Dear Abby: I am recently retired. I enjoy it, and my daily routine is filled with activities that keep me busy.
My problem is relatives who retired a few years ago who are bored out of their minds. They show up at my home unannounced at all hours of the day and disrupt my routine. They assume I have nothing to do like them. I am not interested in baby-sitting these people so their wives won’t have to put up with them. What should I do? — RETIRED IN BOSTON
DEAR RETIRED: Tell your relatives — nicely — that you have a definite routine and things scheduled that you must attend to. If you feel they would be receptive, suggest that they drop by a senior center and ask about what activities it offers or look for volunteer opportunities in the community. Then suggest that instead of dropping by, they call first to see whether you are available.
Dear Abby: My best friend’s mother has dementia.

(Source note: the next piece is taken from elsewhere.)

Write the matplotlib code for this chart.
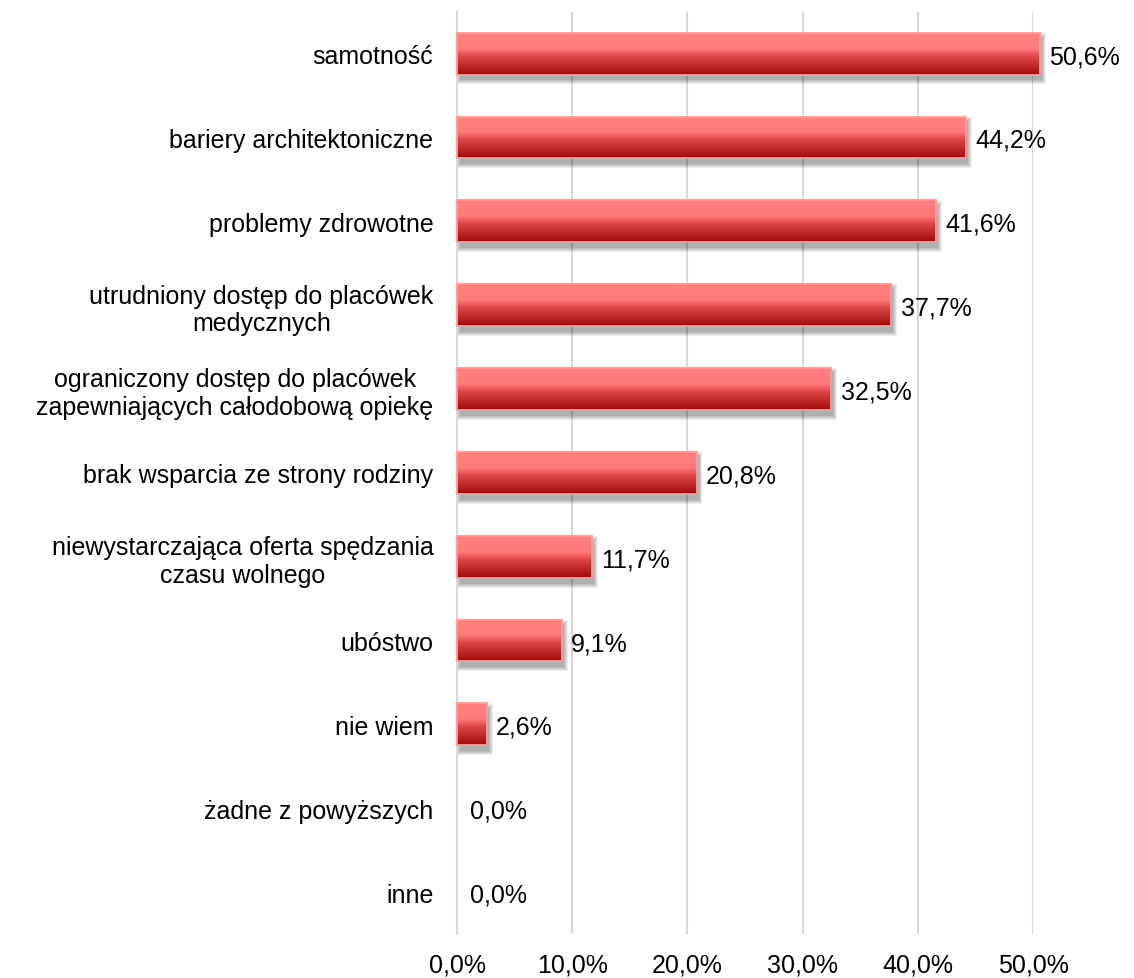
import numpy as np
import matplotlib.pyplot as plt
from matplotlib.colors import LinearSegmentedColormap
from matplotlib.patches import Rectangle

plt.rcParams['font.family'] = ['Liberation Sans', 'DejaVu Sans']

categories = [
    'samotność',
    'bariery architektoniczne',
    'problemy zdrowotne',
    'utrudniony dostęp do placówek\nmedycznych',
    'ograniczony dostęp do placówek\nzapewniających całodobową opiekę',
    'brak wsparcia ze strony rodziny',
    'niewystarczająca oferta spędzania\nczasu wolnego',
    'ubóstwo',
    'nie wiem',
    'żadne z powyższych',
    'inne',
]
values = [50.6, 44.2, 41.6, 37.7, 32.5, 20.8, 11.7, 9.1, 2.6, 0.0, 0.0]
ticks = [0, 10, 20, 30, 40, 50]

def pct(v):
    return f'{v:.1f}%'.replace('.', ',')

fig = plt.figure(figsize=(11.34, 9.79), dpi=100)
ax = fig.add_axes([0.403, 0.045, 0.508, 0.942])

y = np.arange(len(categories))
h = 0.5
fs = 18

# gradient: light salmon on top fading to deep red at the bottom
cmap = LinearSegmentedColormap.from_list(
    'bar', [(0.0, '#a00a0a'), (0.45, '#e04848'), (0.62, '#ff7a7a'), (1.0, '#ff8080')])
grad = np.linspace(1, 0, 256).reshape(-1, 1)

edges = ['#ff9a9a' if v > 0 else 'none' for v in values]
bars = ax.barh(y, values, height=h, color='none', edgecolor=edges,
               linewidth=1.3, zorder=4, clip_on=False)

for rect, v in zip(bars, values):
    if v <= 0:
        continue
    x0, y0 = rect.get_x(), rect.get_y()
    w, hh = rect.get_width(), rect.get_height()
    # soft drop shadow, offset down and to the right
    for k in range(5):
        gx = 0.08 + k * 0.08
        gy = 0.01 + k * 0.012
        s = Rectangle((x0 + 0.2 - gx + 0.1, y0 + 0.06 - gy), w + 2 * gx - 0.2, hh + 2 * gy,
                      facecolor='#000000', edgecolor='none',
                      alpha=0.07, zorder=2, clip_on=False)
        ax.add_patch(s)
    im = ax.imshow(grad, cmap=cmap, aspect='auto', origin='upper',
                   extent=(x0, x0 + w, y0 + hh, y0), zorder=3,
                   interpolation='bilinear')
    im.set_clip_path(rect)

for yi, v in zip(y, values):
    off = 0.8 if v > 0 else 1.1
    ax.text(v + off, yi + 0.03, pct(v), va='center', ha='left',
            fontsize=fs, color='#000000', zorder=5)

ax.set_xlim(0, 50)
ax.set_ylim(len(categories) - 0.5, -0.5)
ax.set_xticks(ticks)
ax.set_xticklabels([pct(t) for t in ticks], fontsize=fs)
ax.set_yticks(y)
ax.set_yticklabels(categories, fontsize=fs, multialignment='center')
ax.tick_params(axis='both', length=0)
ax.tick_params(axis='y', pad=17)
ax.tick_params(axis='x', pad=13)

ax.grid(axis='x', color='#d9d9d9', linewidth=1.5, zorder=0)
ax.set_axisbelow(True)
for side in ['top', 'right', 'bottom']:
    ax.spines[side].set_visible(False)
ax.spines['left'].set_color('#d9d9d9')
ax.spines['left'].set_linewidth(1.5)

fig.savefig('out.png', dpi=100)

It is usually worse in the evenings, but she can function during the day — somewhat. My friend and her husband both work, leaving the mother alone at home during the day with the door locked from the outside so she can’t wander off.
I have told my friend many times how dangerous this is, but she continues to do it. It makes me sick worrying about her mother, but I don’t know what to do about it. — FRIEND IN FLORIDA
DEAR FRIEND: Your friend and her husband may have the best of intentions, but locking a demented person inside the house is not the answer to their problem. If a fire were to start, she might not be “with it” enough to know how to put it out or summon help. She could also fall and injure herself.
A better solution would be to find a daycare program where the mother would have company, be entertained and safely looked after. Please suggest it to them. However, if they are not receptive, Adult Protective Services should be notified because the woman’s life could depend on it.